My mother: “You boys are driving me insane.”

          She works as a elementary school principal from 8 a.m. to 5 p.m. every day, worrying about her students, and then she comes home to listen to my little brother do his best Homer Simpson impression and me doing something between Johnny Drama from Entourage and a knock-off Spenser Confidential.

“I feel like I’m in jail,” a friend told me this week. 

           That is if jail were 10 hours of Call of Duty, four hours of Rick and Morty, and a seemingly endless amount of Doritos.

*

April 16, 2020

It’s odd, I have found myself writing more this week then I have in a while. In fact, just yesterday I typed for more than 3 hours and wrote around 30-odd pages. But that writing isn’t really helping me in school. 

I have fallen behind in two of my five classes. It’s like I have all the inspiration in the world, but not to do my schoolwork. I have been reading voraciously since the pandemic started – as you can tell by my expanding vocabulary – but not what I need to read for my literature class, and I am writing- but not what I need to write for my Senior seminar course. 

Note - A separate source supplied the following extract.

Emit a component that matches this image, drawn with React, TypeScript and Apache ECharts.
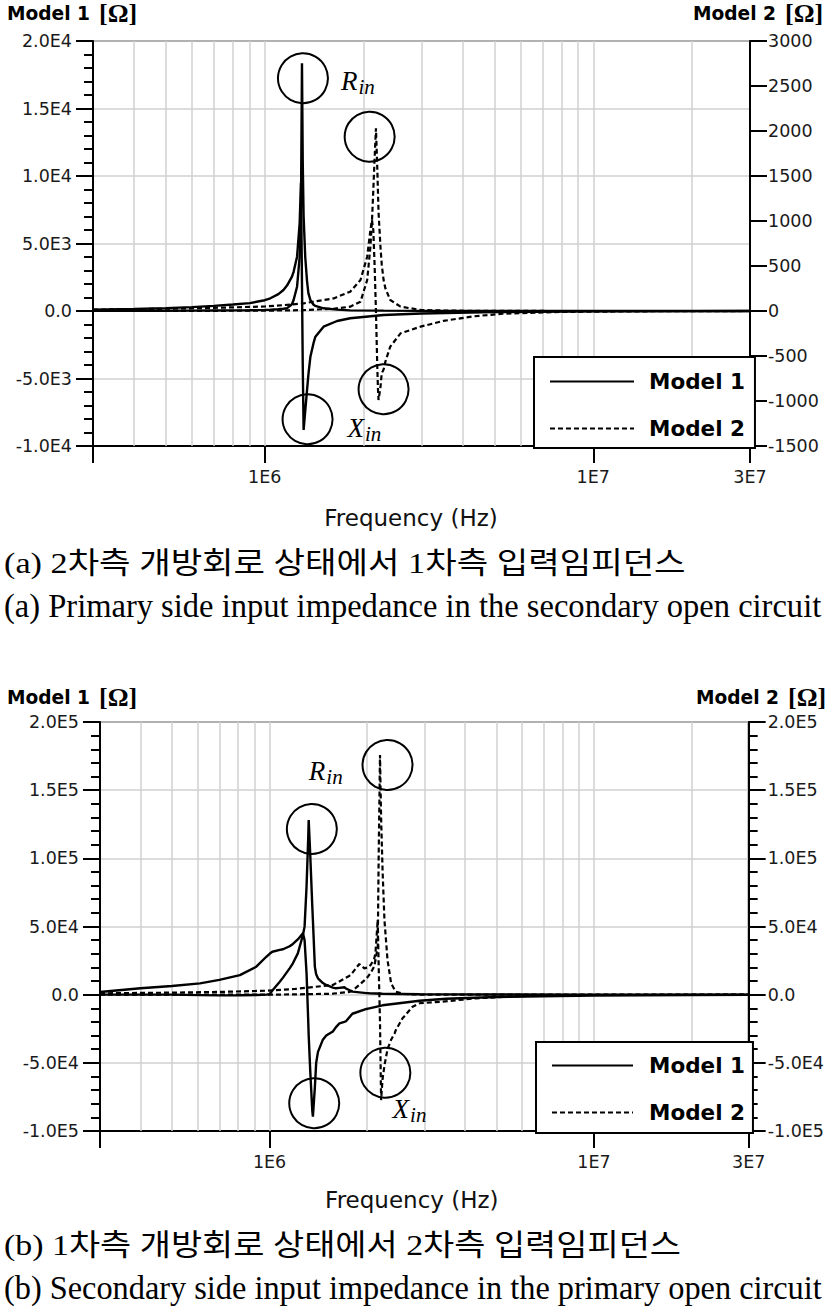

The truth is, I think I am starting to feel like I am already on summer vacation. That’s why, as I write this, I am going to begin an agenda, a to-do list, to finish my senior year strong.

Or I may just watch another Mark Wahlberg movie. 

*

My stepmother: “Who orders sushi during a pandemic?”

          My stepbrother: “Fish don’t have the coronavirus mom.”

*

April 23, 2020

On Monday I achieved nothing: I sat on my couch and watched 10 hours of Community. Normally, I wait until around 5 o’clock before I turn on Netflix because even when I tell myself it’s “just one episode,” it’s never just one episode. So, after wasting one full day watching TV, and the next day thinking about how I wasted a full day watching TV, I set out to have a hugely successful Wednesday. I got out an agenda I haven’t used since the fourth grade (I found it in a box in my closet next to something called Monopoly?) and I wrote down all the things I was going to get done. 

In total, I jotted down eight items. 

I completed three.

I also found time to watch a Francis Ford Coppola documentary I’ve watched at least five times in my life.

In conclusion, I have used the coronavirus as an excuse to revert back to the laziness that plagued me about 8 months ago.

Don’t worry, though, I’m sure tomorrow will be way more beneficial.

*

My little brother’s conclusion: “Maybe we’ll be in quarantine forever.”

And mine: Good luck to you and yours. Stay safe out there. If everyone does their part, then maybe we can get football back in the fall.

*

Franklin Bogle is a native of Gastonia, North Carolina, and a 2020 graduate of Appalachian State University. He will begin a graduate program in English at the University of South Alabama in the fall, where he was awarded the Stokes Center Scholarship for incoming fiction writers.